Lei Eleitoral: uma proibição inaceitável
A lei tal como está tem o claro efeito de dificultar, no que toca aos municípios, uma mais ampla participação democrática dos cidadãos na vida autárquica local, o que não é aceitável.
Foi publicada em Agosto de 2020 uma alteração à lei eleitoral das autarquias locais que proíbe os cidadãos de se candidatarem simultaneamente à câmara municipal e à assembleia municipal de um município.
Antes desta alteração, os pequenos partidos e os grupos de cidadãos emergentes tinham a possibilidade de colocarem aqueles que consideravam os seus nomes mais representativos na lista para a câmara e na lista para a assembleia e, assim, se eles não entrassem como vereadores na câmara, o que sucedia muito frequentemente, tinham sempre a possibilidade de ter um lugar na assembleia municipal desde que obtivessem um número suficiente de votos, aplicando-se o método d’Hondt.
Com a alteração agora introduzida, os pequenos partidos e grupos de cidadãos têm de enfrentar problemas sérios se quiserem concorrer, como é natural, à câmara e à assembleia municipal.
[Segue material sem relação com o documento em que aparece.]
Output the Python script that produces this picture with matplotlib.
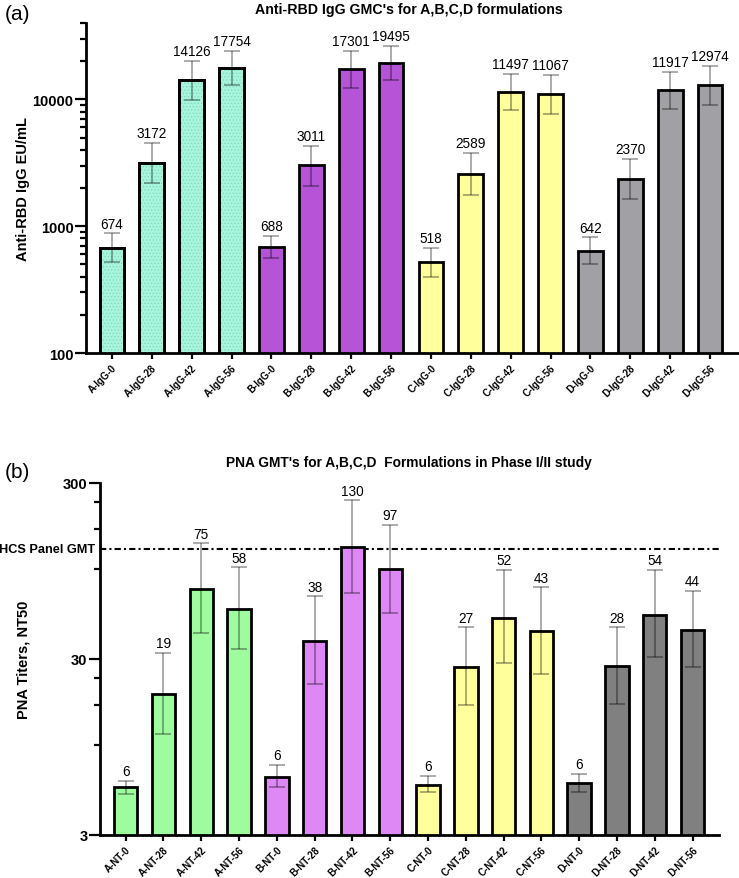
import numpy as np
import matplotlib
matplotlib.use('Agg')
import matplotlib.pyplot as plt
from matplotlib.ticker import FixedLocator, FixedFormatter, LogLocator, NullFormatter

plt.rcParams['font.family'] = ['Liberation Sans', 'DejaVu Sans']
plt.rcParams['hatch.linewidth'] = 0.6

# ── Panel (a) data: anti-RBD IgG GMC ─────────────────────────
igg_labels = ['A-IgG-0', 'A-IgG-28', 'A-IgG-42', 'A-IgG-56',
              'B-IgG-0', 'B-IgG-28', 'B-IgG-42', 'B-IgG-56',
              'C-IgG-0', 'C-IgG-28', 'C-IgG-42', 'C-IgG-56',
              'D-IgG-0', 'D-IgG-28', 'D-IgG-42', 'D-IgG-56']
igg_gmc   = [674, 3172, 14126, 17754, 688, 3011, 17301, 19495,
             518, 2589, 11497, 11067, 642, 2370, 11917, 12974]
igg_upper = [876, 4529, 20170, 23990, 834, 4317, 23990, 26480,
             675, 3802, 15930, 15640, 815, 3371, 16520, 18290]
igg_lower = [518, 2193, 9822, 12890, 560, 2091, 12360, 14190,
             394, 1754, 8240, 7660, 499, 1652, 8450, 9080]

# ── Panel (b) data: PNA GMT ──────────────────────────────────
nt_labels = ['A-NT-0', 'A-NT-28', 'A-NT-42', 'A-NT-56',
             'B-NT-0', 'B-NT-28', 'B-NT-42', 'B-NT-56',
             'C-NT-0', 'C-NT-28', 'C-NT-42', 'C-NT-56',
             'D-NT-0', 'D-NT-28', 'D-NT-42', 'D-NT-56']
nt_gmt   = [5.6, 19.0, 75, 58, 6.4, 38, 130, 97,
            5.8, 27, 51.5, 43, 5.9, 27.3, 53.6, 44]
nt_upper = [6.1, 32.6, 136, 99.6, 7.5, 68, 239, 174,
            6.5, 45.4, 95.8, 76.6, 6.7, 45.4, 95.8, 73.3]
nt_lower = [5.1, 11.3, 42.2, 34.4, 5.6, 21.5, 71.4, 55,
            5.3, 16.4, 28.4, 24.7, 5.25, 16.6, 30.7, 26.9]
nt_text  = ['6', '19', '75', '58', '6', '38', '130', '97',
            '6', '27', '52', '43', '6', '28', '54', '44']
hcs_gmt = 127

igg_colors = ['#a8f5de'] * 4 + ['#b554d6'] * 4 + ['#ffff9c'] * 4 + ['#a1a1a5'] * 4
nt_colors  = ['#9efc9e'] * 4 + ['#dd88f5'] * 4 + ['#ffff9c'] * 4 + ['#808080'] * 4

fig = plt.figure(figsize=(7.39, 8.79), dpi=100)
ax1 = fig.add_axes([86/739, 1-354/879, 652/739, 330/879])
ax2 = fig.add_axes([100/739, 1-836/879, 619/739, 352/879])


def style_axis(ax):
    for s in ['top', 'right']:
        ax.spines[s].set_visible(False)
    for s in ['left', 'bottom']:
        ax.spines[s].set_linewidth(2)
    ax.tick_params(axis='y', which='major', length=8, width=1.6, pad=1, labelsize=10.5)
    ax.tick_params(axis='y', which='minor', length=4, width=1.6)
    ax.tick_params(axis='x', which='major', length=4, width=1.6, pad=2.5)
    for t in ax.get_yticklabels():
        t.set_fontweight('bold')


def draw_bars(ax, vals, up, lo, colors, hatch_idx=()):
    x = np.arange(len(vals))
    ax.bar(x, vals, width=0.62, color=colors, edgecolor='black', linewidth=2, zorder=2)
    for i in hatch_idx:
        ax.bar(x[i], vals[i], width=0.62, color='none', edgecolor='#84d9bf',
               hatch='.....', linewidth=0, zorder=2.5)
        ax.bar(x[i], vals[i], width=0.62, color='none', edgecolor='black',
               linewidth=2, zorder=2.6)
    yerr = [np.array(vals) - np.array(lo), np.array(up) - np.array(vals)]
    ax.errorbar(x, vals, yerr=yerr, fmt='none', ecolor='black', alpha=0.42,
                elinewidth=1.1, capsize=6, capthick=1.1, zorder=3)
    return x


def set_xlabels(ax, x, labels):
    ax.set_xticks(x)
    ax.set_xticklabels(labels, rotation=45, ha='right', rotation_mode='anchor',
                       fontsize=7, fontweight='bold')


# ── (a) ──────────────────────────────────────────────────────
x1 = draw_bars(ax1, igg_gmc, igg_upper, igg_lower, igg_colors, hatch_idx=range(4))
ax1.set_yscale('log')
ax1.set_ylim(100, 40000)
ax1.set_xlim(-0.65, 15.7)
ax1.yaxis.set_major_locator(FixedLocator([100, 1000, 10000]))
ax1.yaxis.set_major_formatter(FixedFormatter(['100', '1000', '10000']))
ax1.yaxis.set_minor_locator(LogLocator(base=10, subs=np.arange(2, 10)))
ax1.yaxis.set_minor_formatter(NullFormatter())
set_xlabels(ax1, x1, igg_labels)
style_axis(ax1)
ax1.set_ylabel('Anti-RBD IgG EU/mL', fontsize=10.5, fontweight='bold')
ax1.yaxis.set_label_coords(-0.086, 0.5)
for xi, u, v in zip(x1, igg_upper, igg_gmc):
    ax1.annotate(f'{v}', (xi, u), xytext=(0, 2), textcoords='offset points',
                 ha='center', va='bottom', fontsize=9.8)

# ── (b) ──────────────────────────────────────────────────────
x2 = draw_bars(ax2, nt_gmt, nt_upper, nt_lower, nt_colors)
ax2.set_yscale('log')
ax2.set_ylim(3, 300)
ax2.set_xlim(-0.68, 15.7)
ax2.yaxis.set_major_locator(FixedLocator([3, 30, 300]))
ax2.yaxis.set_major_formatter(FixedFormatter(['3', '30', '300']))
ax2.yaxis.set_minor_locator(FixedLocator([9.75, 16.5, 23.25, 97.5, 165, 232.5]))
ax2.yaxis.set_minor_formatter(NullFormatter())
set_xlabels(ax2, x2, nt_labels)
style_axis(ax2)
ax2.set_ylabel('PNA Titers, NT50', fontsize=10.5, fontweight='bold')
ax2.yaxis.set_label_coords(-0.113, 0.5)
for xi, u, t in zip(x2, nt_upper, nt_text):
    ax2.annotate(t, (xi, u), xytext=(0, 2), textcoords='offset points',
                 ha='center', va='bottom', fontsize=9.8)

ax2.axhline(hcs_gmt, color='black', lw=1.5, ls=(0, (3, 1.5, 1, 1.5)), zorder=1)
ax2.text(-0.008, hcs_gmt, 'HCS Panel GMT', transform=ax2.get_yaxis_transform(),
         ha='right', va='center', fontsize=9.2, fontweight='bold')

# ── titles and panel letters ────────────────────────────────
fig.text(409/739, 1-10/879, "Anti-RBD IgG GMC's for A,B,C,D formulations",
         ha='center', va='center', fontsize=10.2, fontweight='bold')
fig.text(409/739, 1-463/879, "PNA GMT's for A,B,C,D  Formulations in Phase I/II study",
         ha='center', va='center', fontsize=9.9, fontweight='bold')
fig.text(5/739, 1-15/879, '(a)', ha='left', va='center', fontsize=15)
fig.text(5/739, 1-473/879, '(b)', ha='left', va='center', fontsize=15)

fig.savefig('out.png', dpi=100)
Na verdade, se colocarem os seus melhores nomes na lista da câmara, estes correm o risco de não serem eleitos por não terem o número de votos suficientes e, porque não puderam concorrer à assembleia municipal, ficarem também fora deste órgão.
Se, em vez disso, colocarem os seus melhores nomes na lista da assembleia municipal confessam, antes da eleição, a convicção da impossibilidade de eleger membros para a câmara, o que descredibiliza a lista e, por via disso, nem sequer ter a possibilidade – ou ter mais dificuldade – em eleger membros para a assembleia. Podem ficar sem representação.
Se optarem, entretanto, por não concorrer à câmara, mas apenas à assembleia, também por esta via a visibilidade da lista diminui muito, pois é à câmara que as pessoas e os meios de comunicação dão mais atenção e assim correm o risco de nem para a assembleia elegerem membros.
Repare-se que este problema não existe na eleição dos órgãos das freguesias. Nestas, como há só uma lista, a lista para a assembleia de freguesia, se o partido ou o grupo de cidadãos não ganhar a presidência da junta por não ter sido a lista mais votada, podem membros seus ficar na assembleia de freguesia, se tiverem votos suficientes (aplica-se o método d’Hondt) e ainda podem pertencer até à junta de freguesia, se não houver uma maioria da lista vencedora e o presidente da junta os propuser para integrar este órgão.
Este sistema eleitoral é mais simples e o seguido, com pequenas diferenças, nos países que nos são mais próximos (Espanha e França). Aliás, este modo de eleição poderia ser aplicado aos municípios, pois não há, desde a revisão constitucional de 1997, obstáculo a isso. Falta só a aprovação de uma lei com maioria de 2/3 que tal estabeleça. É assunto que deveria merecer reflexão e não tem merecido.
A lei eleitoral tal como está tem, através deste e de outros obstáculos introduzidos pela Lei n.º 1-A/2020, de 21 de Agosto, e aqui não são tratados, o claro efeito de dificultar no que toca aos municípios uma mais ampla participação democrática dos cidadãos na vida autárquica local, o que não é aceitável.
Pena foi que, em vez disso, o legislador não tivesse tratado de impedir nomeadamente a candidatura de falsos independentes. Ou seja, independentes que só o são por perderem eleições internas ou por conflitos dentro dos seus partidos. Impunha-se que se travasse a passagem imediata de cidadãos da condição de militantes partidários a independentes, situação que não credibiliza nem os partidos, nem os independentes, também denominados grupos de cidadãos eleitores.